Their Malta operation now falls under their international wing, Mapfre Internacional, which also oversees their interests in the United States, the Philippines, Portugal, and Turkey.

What helps make Mapfre a real leader in insurance is the research and crash-testing centre it has in Avila. Here, they crash cars, motorcycles or even heavy vehicles to assess any structural weaknesses in material and, based on their findings, they are able to analyse better the safety features of the cars they test, and the cost of repairs. The work also enables them to be in a better position to set insurance prices.

Their argument, one that can hardly be faulted, is that the more you know about a subject – in this case, motor insurance business – the more easily you can control and manage it. The research centres’ work focuses on studying the different types of accidents and the consequences that these may have for the occupants of the vehicles involved and for other road users.

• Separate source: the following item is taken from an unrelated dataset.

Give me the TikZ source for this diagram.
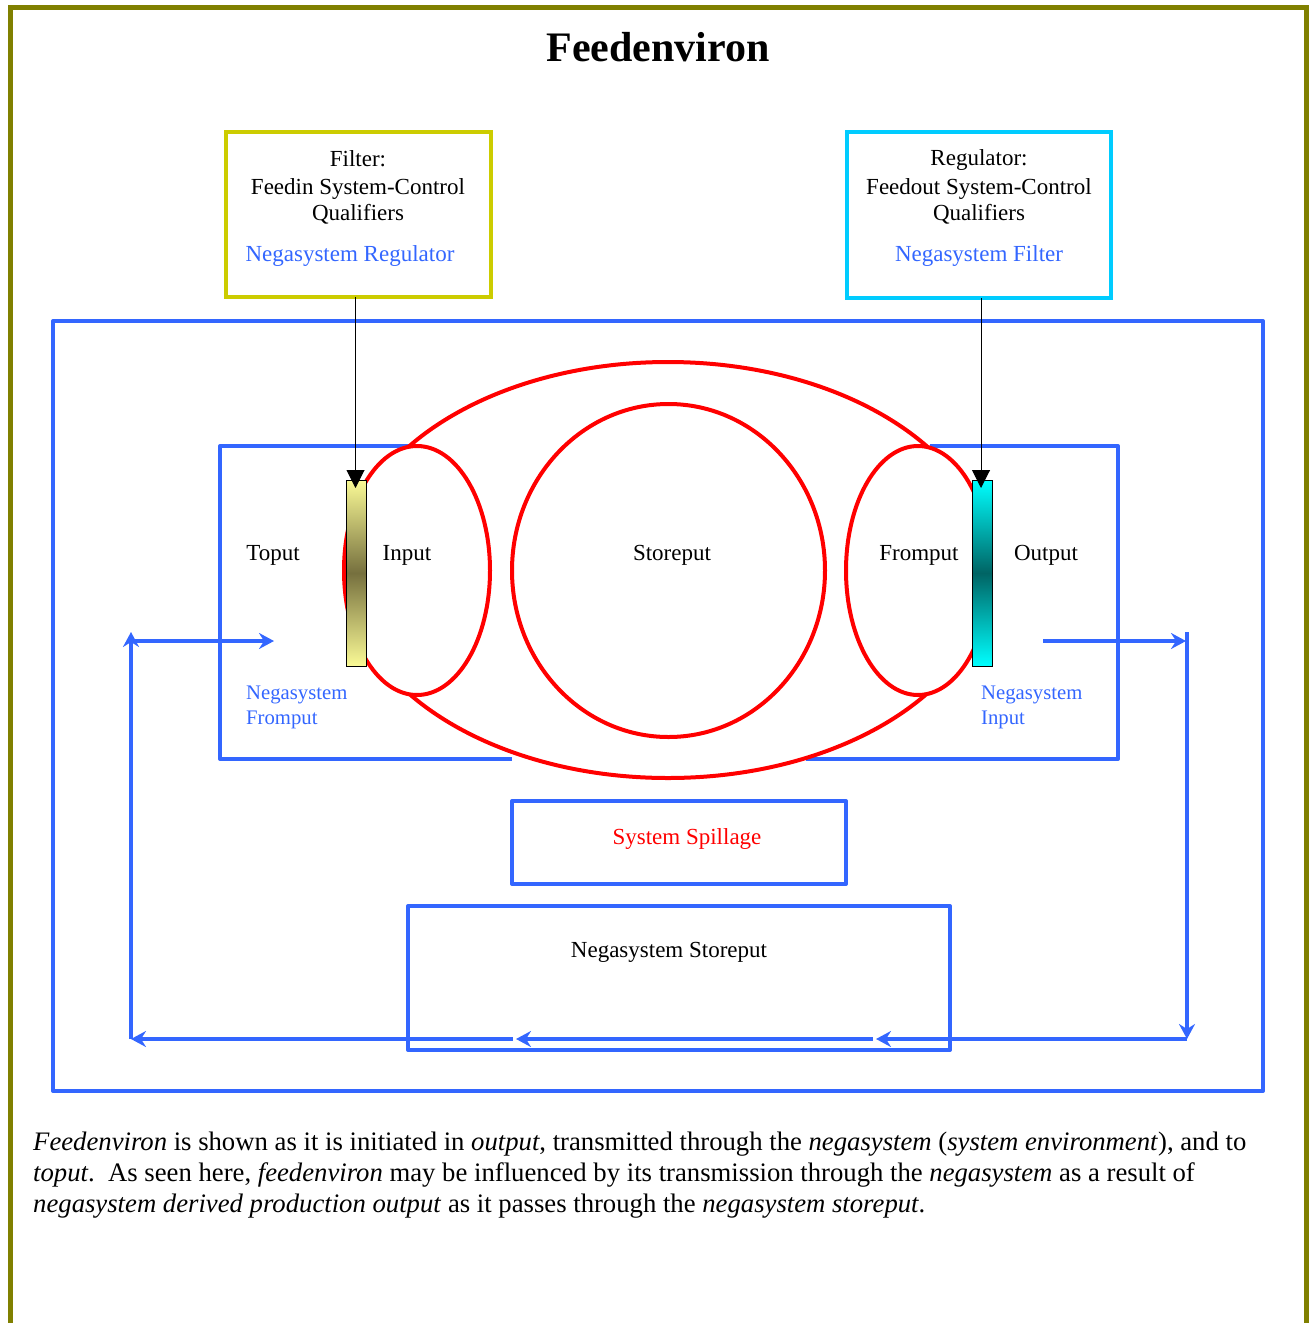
\documentclass[tikz,border=0pt]{standalone}
\usepackage{fontspec}
\setmainfont{Liberation Serif}
\usetikzlibrary{arrows.meta,shapes.geometric}

\definecolor{frameolive}{RGB}{128,128,0}
\definecolor{envblue}{RGB}{51,102,255}
\definecolor{loopred}{RGB}{255,0,0}
\definecolor{filteryellow}{RGB}{204,204,0}
\definecolor{regcyan}{RGB}{0,204,255}
\definecolor{paleyellow}{RGB}{250,250,150}
\definecolor{darkolive}{RGB}{118,112,62}
\definecolor{brightcyan}{RGB}{0,255,255}
\definecolor{darkteal}{RGB}{0,100,100}

\tikzset{
  txt/.style={font=\fontsize{23}{27}\selectfont, anchor=base, inner sep=0pt},
  bluetxt/.style={txt, text=envblue},
  smallblue/.style={font=\fontsize{20.7}{25}\selectfont, anchor=base west, inner sep=0pt, text=envblue},
  captxt/.style={font=\fontsize{26.7}{31}\selectfont, anchor=base west, inner sep=0pt},
  ctrlbox/.style={draw, line width=4pt, inner sep=0pt, outer sep=0pt},
  envbox/.style={draw=envblue, line width=4pt, line join=round, inner sep=0pt, outer sep=0pt},
  envline/.style={draw=envblue, line width=4pt, line join=round},
  envarrow/.style={envline, -{Stealth[length=15pt,width=16pt,inset=5pt]}},
  redloop/.style={ellipse, draw=loopred, line width=4pt, inner sep=0pt, outer sep=0pt},
  gatebar/.style={draw=black, line width=1pt, inner sep=0pt, minimum width=20pt, minimum height=186pt},
  ctrlarrow/.style={draw=black, line width=1pt, -{Triangle[length=18pt,width=18pt]}}
}

\begin{document}
\begin{tikzpicture}[x=1pt,y=-1pt]
\useasboundingbox (0,0) rectangle (1309,1323);
\clip (0,0) rectangle (1309,1323);

% page frame, running past the lower edge
\draw[frameolive, line width=5pt] (10.5,1360) -- (10.5,7.5) -- (1306.5,7.5) -- (1306.5,1360);

% title
\node[font=\bfseries\fontsize{42}{50}\selectfont, anchor=base, inner sep=0pt] (title) at (658,61) {Feedenviron};

% control boxes
\node[ctrlbox, draw=filteryellow, minimum width=265pt, minimum height=165pt] (filter) at (358.5,214.5) {};
\node[txt] (filterhead) at (358,166) {Filter:};
\node[txt] (filterl1) at (358,194) {Feedin System-Control};
\node[txt] (filterl2) at (358,220) {Qualifiers};
\node[bluetxt] (filterneg) at (350,261) {Negasystem Regulator};

\node[ctrlbox, draw=regcyan, minimum width=264pt, minimum height=166pt] (regulator) at (979,215) {};
\node[txt] (reghead) at (979,165) {Regulator:};
\node[txt] (regl1) at (979,194) {Feedout System-Control};
\node[txt] (regl2) at (979,220) {Qualifiers};
\node[bluetxt] (regneg) at (979,261) {Negasystem Filter};

% environment frame
\node[envbox, minimum width=1210pt, minimum height=770pt] (environ) at (658,706) {};

% inner system frame
\draw[envline] (512,759) -- (220,759) -- (220,446) -- (410,446);
\draw[envline] (930,446) -- (1118,446) -- (1118,759) -- (806,759);

% system loops: the input and fromput loops cover the outer loop
\node[redloop, minimum width=644pt, minimum height=416pt] (sysloop) at (668,570) {};
\node[redloop, minimum width=313pt, minimum height=333pt] (storeloop) at (668.5,570.5) {};
\node[redloop, fill=white, minimum width=146pt, minimum height=249pt] (inloop) at (417,570.5) {};
\node[redloop, fill=white, minimum width=144pt, minimum height=249pt] (fromloop) at (918,570.5) {};

% gates
\node[gatebar, top color=paleyellow, bottom color=paleyellow, middle color=darkolive] (lbar) at (356,573) {};
\node[gatebar, top color=brightcyan, bottom color=brightcyan, middle color=darkteal] (rbar) at (982,573) {};

\draw[ctrlarrow] (filter.south -| 355.5,0) -- (355.5,488);
\draw[ctrlarrow] (regulator.south -| 981,0) -- (981,488);

% labels inside the system
\node[txt] (toput) at (273,560) {Toput};
\node[txt] (input) at (407,560) {Input};
\node[txt] (storeput) at (672,560) {Storeput};
\node[txt] (fromput) at (919,560) {Fromput};
\node[txt] (output) at (1046,560) {Output};
\node[smallblue] (negfrom1) at (246,699) {Negasystem};
\node[smallblue] (negfrom2) at (246,724) {Fromput};
\node[smallblue] (negin1) at (981,699) {Negasystem};
\node[smallblue] (negin2) at (981,724) {Input};

% negasystem boxes
\node[envbox, minimum width=334pt, minimum height=83pt] (spill) at (679,842.5) {};
\node[txt, text=loopred] (spilltxt) at (687,844) {System Spillage};
\node[envbox, minimum width=542pt, minimum height=144pt] (negstore) at (679,978) {};
\node[txt] (negstoretxt) at (669,957) {Negasystem Storeput};

% feedback path through the negasystem
\coordinate (outstart) at (1043,641);
\coordinate (rtop) at (1187,632);
\coordinate (rturn) at (1187,1039);
\coordinate (bmid1) at (876,1039);
\coordinate (bmid2) at (516,1039);
\coordinate (lturn) at (131,1039);
\coordinate (ltop) at (131,632);
\coordinate (lrow) at (131,641);
\coordinate (toputin) at (274,641);

\draw[envarrow] (outstart) -- (1186,641);
\draw[envarrow] (rtop) -- (rturn);
\draw[envarrow] (rturn) -- (bmid1);
\draw[envarrow] (873,1039) -- (bmid2);
\draw[envarrow] (513,1039) -- (lturn);
\draw[envarrow] (lturn) -- (ltop);
\draw[envarrow] (lrow) -- (toputin);

% caption
\node[captxt] (cap1) at (33,1150) {\textit{Feedenviron} is shown as it is initiated in \textit{output}, transmitted through the \textit{negasystem} (\textit{system environment}), and to};
\node[captxt] (cap2) at (33,1181) {\textit{toput}.\ \ As seen here, \textit{feedenviron} may be influenced by its transmission through the \textit{negasystem} as a result of};
\node[captxt] (cap3) at (33,1212) {\textit{negasystem derived production output} as it passes through the \textit{negasystem storeput}.};
\end{tikzpicture}
\end{document}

But is not such work carried out by the carmakers as well? Well, yes, but Mapfre prefers carrying out its own tests. Would they then pass on the test results to the carmakers? Only if they pay for them. And why was the centre set up in Avila? Simply because Mapfre had land available there for development.

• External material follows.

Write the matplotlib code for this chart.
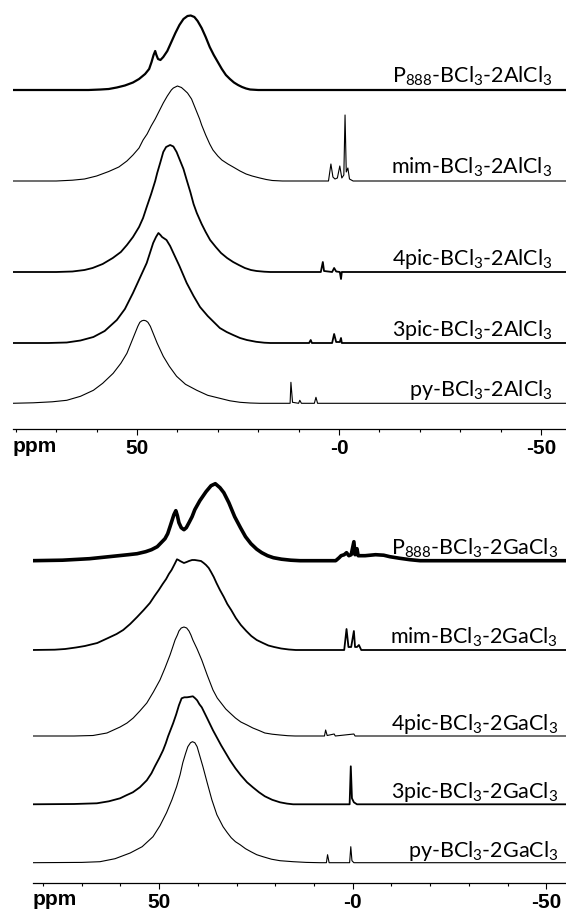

Also in Avila, they have another building where vehicles considered as total loss are stripped for parts that can well be used again. These are sold to wholesalers. By the way, Avila is a delightful place. Its Romanesque medieval city walls are so impeccably well kept that they put most of our bastion walls to shame. It is also very clean and looks well ordered.

Mapfre is also proud of their foundation, which owns a controlling interest in the company (63 per cent). Its substantial budget is spent on safety education programmes, cultural activities, social work, and publication of history books.

What are the prospects for the company and for Spain?

Mr Huertas is expecting revenues to rise by six per cent this year. “In this increase, the dynamism of our international areas will play a pivotal role, although we also expect to achieve good income figures in Spain, increasing our market shares in all the sectors.” Mr Huertas said Mapfre would look for complementary distribution networks to increase its organic growth capacity in countries where it was already operating. They also plan to boost online sales in those countries with market opportunities.

As to the economic situation in Spain, now back in the news after the centre-right government of Mariano Rajoy earlier this month said that Spain would miss its deficit target this year, Mr Huertas is confident that it will recover, provided that the country carried out the necessary reforms.

Eurozone finance ministers have now given Spain some breathing space, but they have demanded that the country trim off an extra 0.5 per cent of its budget.

Mapfre’s new chairman says the transition may take two to three years, but he believes that Spain will afterwards be a more dynamic country, able to create new employment and generate new economic activities.